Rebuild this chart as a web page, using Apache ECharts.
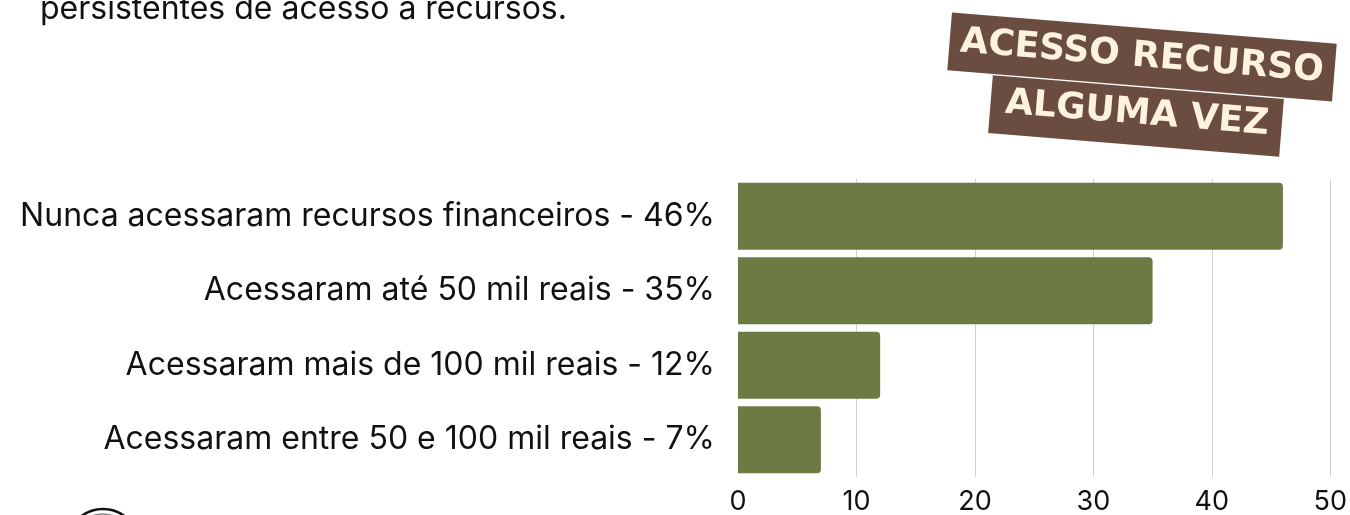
<!DOCTYPE html>
<html>
<head>
<meta charset="utf-8">
<script src="https://cdn.jsdelivr.net/npm/echarts@6/dist/echarts.min.js"></script>
<style>
  html, body { margin: 0; padding: 0; background: #fff; }
  #chart { width: 1350px; height: 515px; }
</style>
</head>
<body>
<div id="chart"></div>
<script>
// chart data
const categories = [
    'Nunca acessaram recursos financeiros - 46%',
    'Acessaram até 50 mil reais - 35%',
    'Acessaram mais de 100 mil reais - 12%',
    'Acessaram entre 50 e 100 mil reais - 7%'
];
const values = [46, 35, 12, 7];
const badgeLines = ['ACESSO RECURSO', 'ALGUMA VEZ'];
const introText = 'persistentes de acesso a recursos.';

const chart = echarts.init(document.getElementById('chart'));
const tilt = -0.081;
const font = 'Inter, "Noto Sans", sans-serif';

const option = {
    animation: false,
    grid: { left: 738, right: 19, top: 179, bottom: 36 },
    xAxis: {
        type: 'value',
        min: 0,
        max: 50,
        interval: 10,
        axisLine: { show: false },
        axisTick: { show: false },
        axisLabel: { fontSize: 27, color: '#111', margin: 11, fontFamily: font },
        splitLine: { show: true, showMinLine: false, lineStyle: { color: '#cfcfcf', width: 1 } }
    },
    yAxis: {
        type: 'category',
        inverse: true,
        data: categories,
        axisLine: { show: false },
        axisTick: { show: false },
        axisLabel: { fontSize: 32, color: '#111', margin: 23, fontFamily: font, padding: [12, 0, 0, 0] }
    },
    series: [{
        type: 'bar',
        data: values,
        barWidth: 67,
        itemStyle: { color: '#6c7b43', borderRadius: [0, 4, 4, 0] }
    }],
    graphic: [
        {
            type: 'text',
            left: 40,
            top: -7,
            style: { text: introText, fontSize: 32, fill: '#111', fontFamily: font }
        },
        {
            type: 'rect',
            x: 1142, y: 57, rotation: tilt,
            shape: { x: -193, y: -29, width: 386, height: 58 },
            style: { fill: '#6b4c40' }
        },
        {
            type: 'rect',
            x: 1136, y: 116, rotation: tilt,
            shape: { x: -146, y: -29, width: 292, height: 58 },
            style: { fill: '#6b4c40' }
        },
        {
            type: 'text',
            x: 1142, y: 57, rotation: tilt,
            style: {
                text: badgeLines[0], fill: '#fdf3dc', fontSize: 36, fontWeight: 600,
                fontFamily: '"DejaVu Sans", sans-serif', align: 'center', verticalAlign: 'middle'
            }
        },
        {
            type: 'text',
            x: 1137, y: 114, rotation: tilt,
            style: {
                text: badgeLines[1], fill: '#fdf3dc', fontSize: 36, fontWeight: 600,
                fontFamily: '"DejaVu Sans", sans-serif', align: 'center', verticalAlign: 'middle'
            }
        },
        {
            type: 'circle',
            shape: { cx: 103, cy: 545, r: 36 },
            style: { fill: 'none', stroke: '#111', lineWidth: 2.5 }
        },
        {
            type: 'circle',
            shape: { cx: 103, cy: 545, r: 31 },
            style: { fill: 'none', stroke: '#888', lineWidth: 1.5 }
        }
    ]
};

chart.setOption(option);
window.addEventListener('resize', () => chart.resize());
</script>
</body>
</html>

_ _ _ _ _ _ _

PROBLEM TO WORK ON | Each line from the top of the material through the line containing "const introText = 'persistentes" should be reproduced exactly; please drop any images.

WRITTEN REPLY |
Rebuild this chart as a web page, using Apache ECharts.
<!DOCTYPE html>
<html>
<head>
<meta charset="utf-8">
<script src="https://cdn.jsdelivr.net/npm/echarts@6/dist/echarts.min.js"></script>
<style>
  html, body { margin: 0; padding: 0; background: #fff; }
  #chart { width: 1350px; height: 515px; }
</style>
</head>
<body>
<div id="chart"></div>
<script>
// chart data
const categories = [
    'Nunca acessaram recursos financeiros - 46%',
    'Acessaram até 50 mil reais - 35%',
    'Acessaram mais de 100 mil reais - 12%',
    'Acessaram entre 50 e 100 mil reais - 7%'
];
const values = [46, 35, 12, 7];
const badgeLines = ['ACESSO RECURSO', 'ALGUMA VEZ'];
const introText = 'persistentes de acesso a recursos.';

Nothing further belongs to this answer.